Rundfunkpfarrerin der Evangelischen Kirche von Kurhessen-Waldeck, Kassel

Besinnung

Besinnung

Nein, gestern war kein guter Tag. Als um viertel vor sechs der Wecker ging, habe ich gedacht: Noch fünf Minuten liegenbleiben. Leider wurden es zwanzig. Dann musste alles schnell gehen: Anziehen, Frühstücken, zur Arbeit hetzen. Eigentlich wollte ich beim Frühstück noch einige Dinge mit meinem Mann absprechen. Wir wollten klären, wer heute die Kinder zum Sport fährt, einkaufen geht und Kleinigkeiten ums Haus herum erledigt. Da die Ruhe fehlte, brachte ich alles im Befehlston vor. Das war eher ein Monolog als ein Gespräch. Natürlich kam die Retourkutsche prompt: „Er sei doch nicht einer meiner Angestellten“, konterte mein Mann, „ich sollte mich mal nicht im Ton vergreifen“. Jetzt hing natürlich der Haussegen schief.

Da ich spät dran war, habe noch nicht die kleinste Entschuldigung hervorgebracht, sondern bin einfach ab ins Büro. Da ging es auch nicht besser weiter mit diesem verkorksten Tag: So viel Arbeit. Und die vielen Telefongespräche: „Können die einen denn nicht mal in Ruhe lassen? Muss ich denn alles wissen und entscheiden?“ Meine Laune sank auf den Nullpunkt. Die Sekretärin ging auch in Deckung, als sie meine unfreundliche Mine sah. Als ich gegen Abend heimkam, wollte ich nur noch mein Ruhe, ein Glas Wein trinken und schlafen, schlafen, schlafen.

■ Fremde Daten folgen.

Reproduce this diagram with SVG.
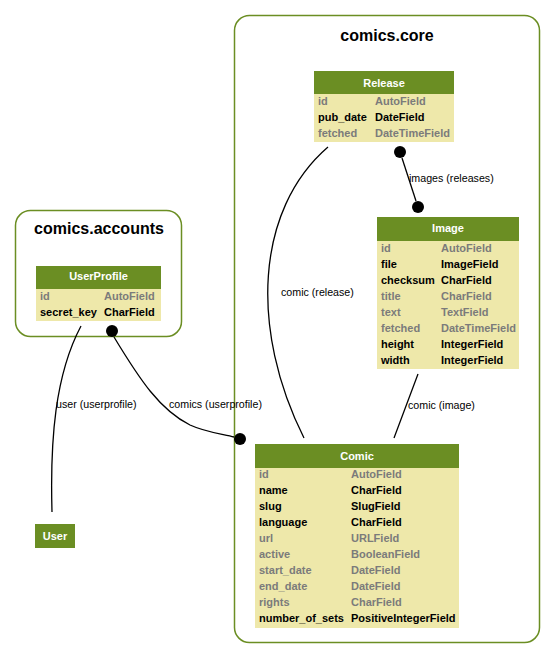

Dieser unselige Tag musste einfach rum sein. Als ich auf dem Sofa saß und noch in einer Illustrierten blätterte, stieß ich auf ein seltsames Gebet. Ich habe es gleich dreimal gelesen. Von Mal zu Mal dachte ich: „Das ist es: Hätte ich mir heute Morgen Zeit genommen und es vor dem Aufstehen gesprochen, wäre der Tag bestimmt besser geworden.“ Das Gebet geht so: Lieber Gott, bis jetzt geht’s mir gut. Ich habe noch nicht getrascht, die Beherrschung verloren, war noch nicht muffelig, gehässig, egoistisch oder zügellos. Ich habe noch nicht gejammert, geklagt, geflucht oder Schokolade gegessen. Die Kreditkarte habe ich noch nicht belastet. Aber in einer Minute werde ich aus dem Bett klettern; und dann brauche ich wirklich deine Hilfe.